Gaza : une enquête aux effets boomerang

La commission dirigée par Richard Goldstone était mal partie. Sous pression des pays de l’Organisation de la conférence islamique, le mandat initial donné par les Nations unies était d’enquêter sur les crimes perpétrés uniquement par les forces israéliennes durant le conflit de Gaza l’hiver dernier. Mais l’ex-procureur du Tribunal pénal international pour l’ex-Yougoslavie (TPIY) s’est intéressé aux violations graves du droit international, indépendamment de la nationalité de leurs auteurs. Au final, le rapport de 575 pages n’épargne ni les forces armées israéliennes, ni le Hamas et autres groupes armés palestiniens, tous - à des degrés divers - accusés de crimes de guerre, voire de crimes contre l’humanité.

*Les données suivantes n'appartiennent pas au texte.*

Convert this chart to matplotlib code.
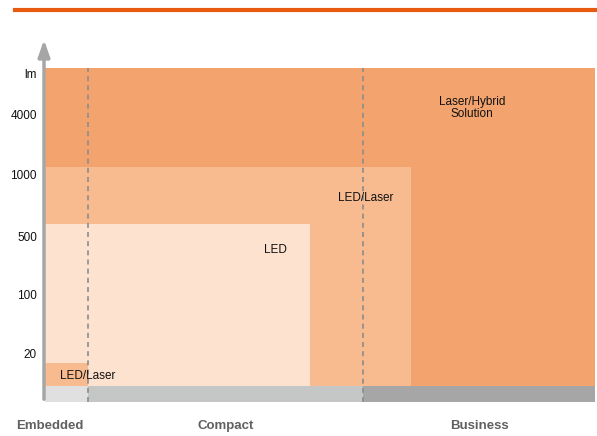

Au même titre que l’aide humanitaire, les commissions d’enquête et la justice internationale participent à l’économie générale du conflit. Les belligérants et leurs alliés tentent de s’en servir pour criminaliser l’adversaire, asseoir la légitimité de leur cause et imposer leur vision dans l’espace public. Mais ces instruments ne sont pas toujours dociles. Ainsi, Richard Goldstone a fait dévier de sa trajectoire initiale le mandat unilatéral qui lui était confié, provoquant presque autant de réactions négatives à Gaza qu’auprès des autorités israéliennes. S’appuyant sur le principe de la complémentarité, Goldstone a mis désormais la balle dans le camp des belligérants, leur laissant la possibilité de sanctionner eux-mêmes leurs hommes qui se seraient rendus coupables de crimes de guerre, sous peine que le Conseil de sécurité renvoie la situation à la Cour pénale internationale (CPI).

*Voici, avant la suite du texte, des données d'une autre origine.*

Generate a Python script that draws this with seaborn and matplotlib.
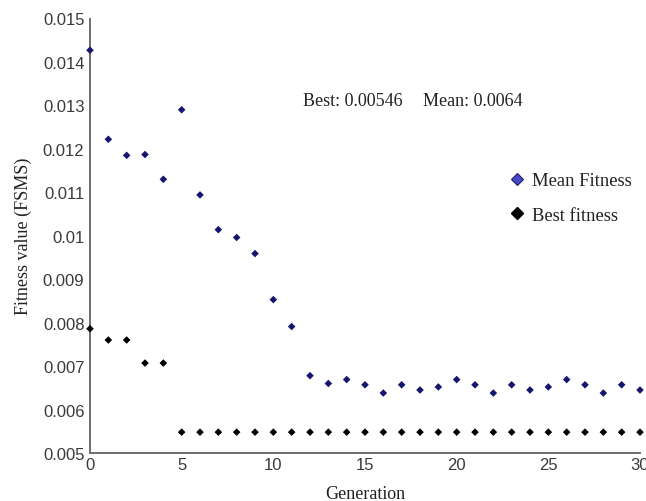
import numpy as np
import pandas as pd
import matplotlib
matplotlib.use("Agg")
import matplotlib.pyplot as plt
from matplotlib.lines import Line2D
from matplotlib.ticker import FuncFormatter
import seaborn as sns

generations = list(range(0, 31))
mean_fitness = [0.01427, 0.01222, 0.01185, 0.01187, 0.01130, 0.01290, 0.01094, 0.01014,
                0.00996, 0.00959, 0.00853, 0.00791, 0.00678, 0.00660, 0.00669, 0.00657,
                0.00638, 0.00657, 0.00645, 0.00652, 0.00669, 0.00657, 0.00638, 0.00657,
                0.00645, 0.00652, 0.00669, 0.00657, 0.00638, 0.00657, 0.00645]
best_fitness = [0.00786, 0.00760, 0.00760, 0.00707, 0.00707] + [0.00548] * 26
x_ticks = [0, 5, 10, 15, 20, 25, 30]
y_ticks = [0.005, 0.006, 0.007, 0.008, 0.009, 0.01, 0.011, 0.012, 0.013, 0.014, 0.015]

df = pd.DataFrame({
    "Generation": generations * 2,
    "Fitness": mean_fitness + best_fitness,
    "Series": ["Mean Fitness"] * len(generations) + ["Best fitness"] * len(generations),
})

sns.set_style("white")
serif = ["Liberation Serif", "DejaVu Serif"]
sans = ["Liberation Sans", "DejaVu Sans"]
plt.rcParams["font.family"] = sans

W, H = 646, 502
ax_left, ax_bottom, ax_w, ax_h = 90, 48, 550, 434.5
fig = plt.figure(figsize=(W / 100, H / 100), dpi=100)
ax = fig.add_axes([ax_left / W, ax_bottom / H, ax_w / W, ax_h / H])


def ax_frac(px, py):
    return (px - ax_left) / ax_w, (H - py - ax_bottom) / ax_h


sns.scatterplot(data=df, x="Generation", y="Fitness", hue="Series", style="Series",
                palette={"Mean Fitness": "#16166e", "Best fitness": "#000000"},
                markers={"Mean Fitness": "D", "Best fitness": "D"},
                s=15, linewidth=0, ax=ax, legend=False, clip_on=False, zorder=3)

ax.set_xlim(0, 30)
ax.set_ylim(0.005, 0.015)
ax.set_xticks(x_ticks)
ax.set_yticks(y_ticks)
ax.yaxis.set_major_formatter(FuncFormatter(lambda v, p: "%g" % round(v, 4)))
ax.xaxis.set_major_formatter(FuncFormatter(lambda v, p: "%g" % v))

for side in ["top", "right"]:
    ax.spines[side].set_visible(False)
for side in ["left", "bottom"]:
    ax.spines[side].set_color("#6e6e6e")
    ax.spines[side].set_linewidth(1.4)

ax.tick_params(axis="both", direction="in", length=5, width=1.2, color="#6e6e6e",
               labelsize=12, labelcolor="#3a3a3a")
ax.tick_params(axis="y", pad=4)
ax.tick_params(axis="x", pad=3)
for lab in ax.get_xticklabels() + ax.get_yticklabels():
    lab.set_family(sans)

ax.set_xlabel("Generation", family=serif, fontsize=13, color="#222222", labelpad=9)
ax.set_ylabel("Fitness value (FSMS)", family=serif, fontsize=13, color="#222222", labelpad=8)

bx, by = ax_frac(303, 101)
ax.text(bx, by, "Best: 0.00546", transform=ax.transAxes, family=serif, fontsize=13,
        color="#222222", va="center", ha="left")
mx, my = ax_frac(423, 101)
ax.text(mx, my, "Mean: 0.0064", transform=ax.transAxes, family=serif, fontsize=13,
        color="#222222", va="center", ha="left")

handles = [
    Line2D([], [], marker="D", linestyle="none", markersize=6.5,
           markerfacecolor="#4848c8", markeredgecolor="#20206a", markeredgewidth=0.8,
           label="Mean Fitness"),
    Line2D([], [], marker="D", linestyle="none", markersize=6.5,
           markerfacecolor="#000000", markeredgecolor="#000000", label="Best fitness"),
]
lx, ly = ax_frac(510, 173)
leg = ax.legend(handles=handles, loc="upper left", bbox_to_anchor=(lx, ly),
                frameon=False, prop={"family": serif, "size": 13.4}, handlelength=0.8,
                handletextpad=0.4, labelspacing=0.95, borderaxespad=0, borderpad=0)
for t in leg.get_texts():
    t.set_color("#222222")

fig.savefig("out.png", dpi=100)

Certes, le rapport Goldstone place l’Etat hébreu sur la défensive, raccourcissant la distance entre Jérusalem et la Cour de La Haye. Mais les Etats arabes peuvent difficilement se réjouir. Ils craignent un jour de se retrouver dans le collimateur de la diplomatie judiciaire pour leurs propres violations des droits de l’homme. C’est pour cela qu’ils refusent de coopérer dans l’arrestation du président soudanais El-Béchir, accusé de crimes contre l’humanité au Darfour. Ils ne veulent pas d’un précédent et accusent la CPI d’être à la solde des occidentaux. Parmi les sept pays qui avaient voté contre les statuts de la CPI en 1998, se trouvent Israël, l’Irak, la Libye, le Qatar, le Yémen (ainsi que la Chine et les Etats-Unis), tandis que les vingt-et-une abstentions vinrent surtout des régimes arabes. Quant à l’autorité palestinienne, elle a ratifié en janvier 2009 les statuts de la CPI, sans mesurer qu’en criminalisant l’adversaire, elle reconnaissait la légitimité d’une justice qui peut lui demander des comptes.

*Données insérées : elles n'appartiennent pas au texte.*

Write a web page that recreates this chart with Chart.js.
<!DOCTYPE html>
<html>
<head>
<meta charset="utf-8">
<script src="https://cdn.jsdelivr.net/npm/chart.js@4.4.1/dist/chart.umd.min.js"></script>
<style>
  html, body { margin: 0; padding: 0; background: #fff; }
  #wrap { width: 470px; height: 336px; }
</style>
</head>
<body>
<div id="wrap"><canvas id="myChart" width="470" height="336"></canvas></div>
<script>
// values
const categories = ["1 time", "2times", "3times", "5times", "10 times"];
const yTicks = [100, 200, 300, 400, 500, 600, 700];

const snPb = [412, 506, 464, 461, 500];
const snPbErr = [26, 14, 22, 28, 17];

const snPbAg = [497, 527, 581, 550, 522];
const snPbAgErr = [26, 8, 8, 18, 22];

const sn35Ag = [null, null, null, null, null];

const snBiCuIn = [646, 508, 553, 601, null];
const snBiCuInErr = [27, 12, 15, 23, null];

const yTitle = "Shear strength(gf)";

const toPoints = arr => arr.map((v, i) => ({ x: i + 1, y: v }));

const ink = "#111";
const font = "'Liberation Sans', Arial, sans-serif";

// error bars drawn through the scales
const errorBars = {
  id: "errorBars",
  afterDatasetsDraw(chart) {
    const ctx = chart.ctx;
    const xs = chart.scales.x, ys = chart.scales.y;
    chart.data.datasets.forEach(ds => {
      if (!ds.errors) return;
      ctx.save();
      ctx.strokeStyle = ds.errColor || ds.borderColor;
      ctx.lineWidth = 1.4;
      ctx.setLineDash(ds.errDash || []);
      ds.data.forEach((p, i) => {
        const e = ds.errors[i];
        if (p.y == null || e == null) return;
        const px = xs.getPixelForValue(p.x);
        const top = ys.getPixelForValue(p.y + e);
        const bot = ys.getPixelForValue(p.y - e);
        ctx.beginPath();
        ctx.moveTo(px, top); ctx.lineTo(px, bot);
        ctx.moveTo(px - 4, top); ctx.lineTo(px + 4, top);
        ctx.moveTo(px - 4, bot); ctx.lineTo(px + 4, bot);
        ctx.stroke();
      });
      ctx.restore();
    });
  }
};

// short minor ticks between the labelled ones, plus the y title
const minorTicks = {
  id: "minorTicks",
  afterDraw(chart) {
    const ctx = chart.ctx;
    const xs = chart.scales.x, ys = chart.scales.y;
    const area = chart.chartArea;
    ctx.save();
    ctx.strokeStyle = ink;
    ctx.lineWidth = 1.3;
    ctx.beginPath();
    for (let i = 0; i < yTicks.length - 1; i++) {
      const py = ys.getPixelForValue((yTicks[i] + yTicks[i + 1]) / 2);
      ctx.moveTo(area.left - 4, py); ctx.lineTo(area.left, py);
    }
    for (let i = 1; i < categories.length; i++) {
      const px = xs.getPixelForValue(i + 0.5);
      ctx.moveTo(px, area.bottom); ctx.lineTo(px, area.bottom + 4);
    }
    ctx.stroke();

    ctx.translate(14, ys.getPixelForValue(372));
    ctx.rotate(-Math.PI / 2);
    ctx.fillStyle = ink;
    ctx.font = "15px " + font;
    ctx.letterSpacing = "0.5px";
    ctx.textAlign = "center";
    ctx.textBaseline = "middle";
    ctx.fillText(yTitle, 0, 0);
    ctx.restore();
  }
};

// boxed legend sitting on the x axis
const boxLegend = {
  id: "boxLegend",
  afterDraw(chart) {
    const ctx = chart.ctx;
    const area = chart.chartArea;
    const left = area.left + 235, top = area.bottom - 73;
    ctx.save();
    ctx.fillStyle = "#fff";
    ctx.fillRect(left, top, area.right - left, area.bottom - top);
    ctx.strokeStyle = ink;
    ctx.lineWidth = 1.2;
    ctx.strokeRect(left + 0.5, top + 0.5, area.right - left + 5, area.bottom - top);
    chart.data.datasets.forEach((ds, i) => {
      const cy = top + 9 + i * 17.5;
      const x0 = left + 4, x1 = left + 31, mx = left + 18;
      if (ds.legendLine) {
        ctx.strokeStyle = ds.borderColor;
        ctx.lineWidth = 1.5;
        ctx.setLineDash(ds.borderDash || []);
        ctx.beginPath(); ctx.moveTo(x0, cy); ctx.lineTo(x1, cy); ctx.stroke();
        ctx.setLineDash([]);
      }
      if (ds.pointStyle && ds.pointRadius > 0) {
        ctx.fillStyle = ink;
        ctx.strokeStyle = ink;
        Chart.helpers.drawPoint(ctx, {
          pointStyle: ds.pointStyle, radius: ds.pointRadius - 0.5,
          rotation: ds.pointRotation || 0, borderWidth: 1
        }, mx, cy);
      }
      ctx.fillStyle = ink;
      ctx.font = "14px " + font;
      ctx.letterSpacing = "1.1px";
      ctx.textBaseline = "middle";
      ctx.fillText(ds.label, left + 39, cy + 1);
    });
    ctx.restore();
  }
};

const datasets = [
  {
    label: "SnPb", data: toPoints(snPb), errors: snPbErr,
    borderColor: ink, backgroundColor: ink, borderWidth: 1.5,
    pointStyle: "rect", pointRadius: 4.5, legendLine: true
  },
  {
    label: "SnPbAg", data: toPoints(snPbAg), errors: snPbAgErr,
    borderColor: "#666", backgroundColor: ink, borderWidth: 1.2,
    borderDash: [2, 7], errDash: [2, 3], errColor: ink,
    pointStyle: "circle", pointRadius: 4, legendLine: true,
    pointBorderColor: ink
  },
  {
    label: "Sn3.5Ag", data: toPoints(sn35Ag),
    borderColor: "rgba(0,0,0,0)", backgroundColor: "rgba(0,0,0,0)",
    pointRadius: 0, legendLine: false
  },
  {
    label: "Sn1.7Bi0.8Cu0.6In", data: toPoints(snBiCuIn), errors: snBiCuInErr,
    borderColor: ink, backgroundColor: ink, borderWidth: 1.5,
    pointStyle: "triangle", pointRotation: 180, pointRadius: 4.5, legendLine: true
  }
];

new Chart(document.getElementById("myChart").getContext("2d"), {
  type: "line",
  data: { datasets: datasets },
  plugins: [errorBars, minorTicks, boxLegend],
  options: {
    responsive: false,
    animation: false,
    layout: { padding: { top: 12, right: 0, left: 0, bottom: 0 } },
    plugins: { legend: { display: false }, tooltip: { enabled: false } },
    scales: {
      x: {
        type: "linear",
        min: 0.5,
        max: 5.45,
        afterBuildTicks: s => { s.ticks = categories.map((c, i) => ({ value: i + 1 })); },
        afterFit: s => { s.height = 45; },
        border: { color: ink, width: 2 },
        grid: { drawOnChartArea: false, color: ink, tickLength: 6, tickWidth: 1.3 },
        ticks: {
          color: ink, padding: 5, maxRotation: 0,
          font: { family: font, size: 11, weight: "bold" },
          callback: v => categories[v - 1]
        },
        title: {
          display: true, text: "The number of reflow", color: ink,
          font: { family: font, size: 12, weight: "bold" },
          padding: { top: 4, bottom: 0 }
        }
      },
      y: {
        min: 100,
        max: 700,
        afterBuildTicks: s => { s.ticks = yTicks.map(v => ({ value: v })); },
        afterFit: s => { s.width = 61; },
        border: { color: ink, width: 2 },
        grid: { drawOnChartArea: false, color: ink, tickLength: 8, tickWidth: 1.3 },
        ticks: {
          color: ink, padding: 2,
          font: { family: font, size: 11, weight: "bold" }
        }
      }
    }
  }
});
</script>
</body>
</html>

Il y a une ironie dans le développement de la justice internationale et des commissions d’enquête au Proche-Orient. Là comme ailleurs, les Etats pensent en maîtriser les effets. Mais ceux-ci s’avèrent incontrôlables sur la durée, rendant coupables de leurs actes, non seulement ceux qui sont jugés, mais potentiellement aussi ceux qui sont les instigateurs de ces mécanismes de justice.

Pierre Hazan, professeur invité à l’Institut de Hautes études internationales et du développement.